**Aim of the task**
Look at the data below and print exactly the lines from its first line through the line with "import pandas as pd"; the pictures stay out of the copy.

**Recorded information**
====
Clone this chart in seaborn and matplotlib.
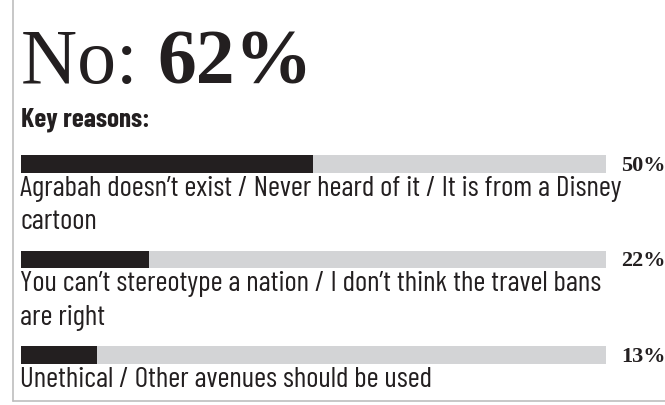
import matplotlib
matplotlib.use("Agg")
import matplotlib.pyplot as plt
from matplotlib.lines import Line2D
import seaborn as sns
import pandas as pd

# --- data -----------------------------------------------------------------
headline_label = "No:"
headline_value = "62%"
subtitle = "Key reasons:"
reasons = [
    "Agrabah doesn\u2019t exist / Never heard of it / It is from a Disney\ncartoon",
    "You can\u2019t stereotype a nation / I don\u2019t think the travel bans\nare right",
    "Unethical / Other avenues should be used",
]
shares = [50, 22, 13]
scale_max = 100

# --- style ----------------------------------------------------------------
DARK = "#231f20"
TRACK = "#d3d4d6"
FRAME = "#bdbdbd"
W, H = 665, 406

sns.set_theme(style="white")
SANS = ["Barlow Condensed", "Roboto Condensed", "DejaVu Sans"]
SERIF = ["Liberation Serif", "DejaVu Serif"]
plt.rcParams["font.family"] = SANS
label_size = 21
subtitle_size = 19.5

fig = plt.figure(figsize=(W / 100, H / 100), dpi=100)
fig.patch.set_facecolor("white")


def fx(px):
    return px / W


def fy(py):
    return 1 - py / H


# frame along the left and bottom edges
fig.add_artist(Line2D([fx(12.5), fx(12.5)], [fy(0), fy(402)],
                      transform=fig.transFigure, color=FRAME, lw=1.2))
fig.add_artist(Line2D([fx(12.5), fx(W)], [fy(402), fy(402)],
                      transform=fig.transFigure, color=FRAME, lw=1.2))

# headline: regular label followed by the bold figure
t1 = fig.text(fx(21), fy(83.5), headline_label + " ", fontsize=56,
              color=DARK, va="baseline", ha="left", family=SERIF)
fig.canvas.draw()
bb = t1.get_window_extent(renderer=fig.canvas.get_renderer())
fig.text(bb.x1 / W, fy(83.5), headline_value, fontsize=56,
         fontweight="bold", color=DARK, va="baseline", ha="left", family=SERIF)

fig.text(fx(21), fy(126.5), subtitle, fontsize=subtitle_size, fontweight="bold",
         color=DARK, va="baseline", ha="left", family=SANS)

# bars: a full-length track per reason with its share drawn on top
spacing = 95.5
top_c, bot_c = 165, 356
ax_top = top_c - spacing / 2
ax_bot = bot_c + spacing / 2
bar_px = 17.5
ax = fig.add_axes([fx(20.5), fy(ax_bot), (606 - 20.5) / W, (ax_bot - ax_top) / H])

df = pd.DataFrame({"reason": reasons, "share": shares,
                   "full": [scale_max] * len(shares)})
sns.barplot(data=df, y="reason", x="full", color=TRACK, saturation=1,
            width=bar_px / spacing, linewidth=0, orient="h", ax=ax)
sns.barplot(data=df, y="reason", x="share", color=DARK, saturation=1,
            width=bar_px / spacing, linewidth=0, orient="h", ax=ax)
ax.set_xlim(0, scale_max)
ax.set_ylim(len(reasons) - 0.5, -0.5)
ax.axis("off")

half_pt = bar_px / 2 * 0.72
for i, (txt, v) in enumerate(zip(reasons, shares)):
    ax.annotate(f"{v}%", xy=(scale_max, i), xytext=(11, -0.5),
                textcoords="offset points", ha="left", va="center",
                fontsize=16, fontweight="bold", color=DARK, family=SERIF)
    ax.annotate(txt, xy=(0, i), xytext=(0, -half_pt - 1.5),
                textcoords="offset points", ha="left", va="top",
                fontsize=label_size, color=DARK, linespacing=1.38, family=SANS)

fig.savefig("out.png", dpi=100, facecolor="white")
====
**Result of this task**
Clone this chart in seaborn and matplotlib.
import matplotlib
matplotlib.use("Agg")
import matplotlib.pyplot as plt
from matplotlib.lines import Line2D
import seaborn as sns
import pandas as pd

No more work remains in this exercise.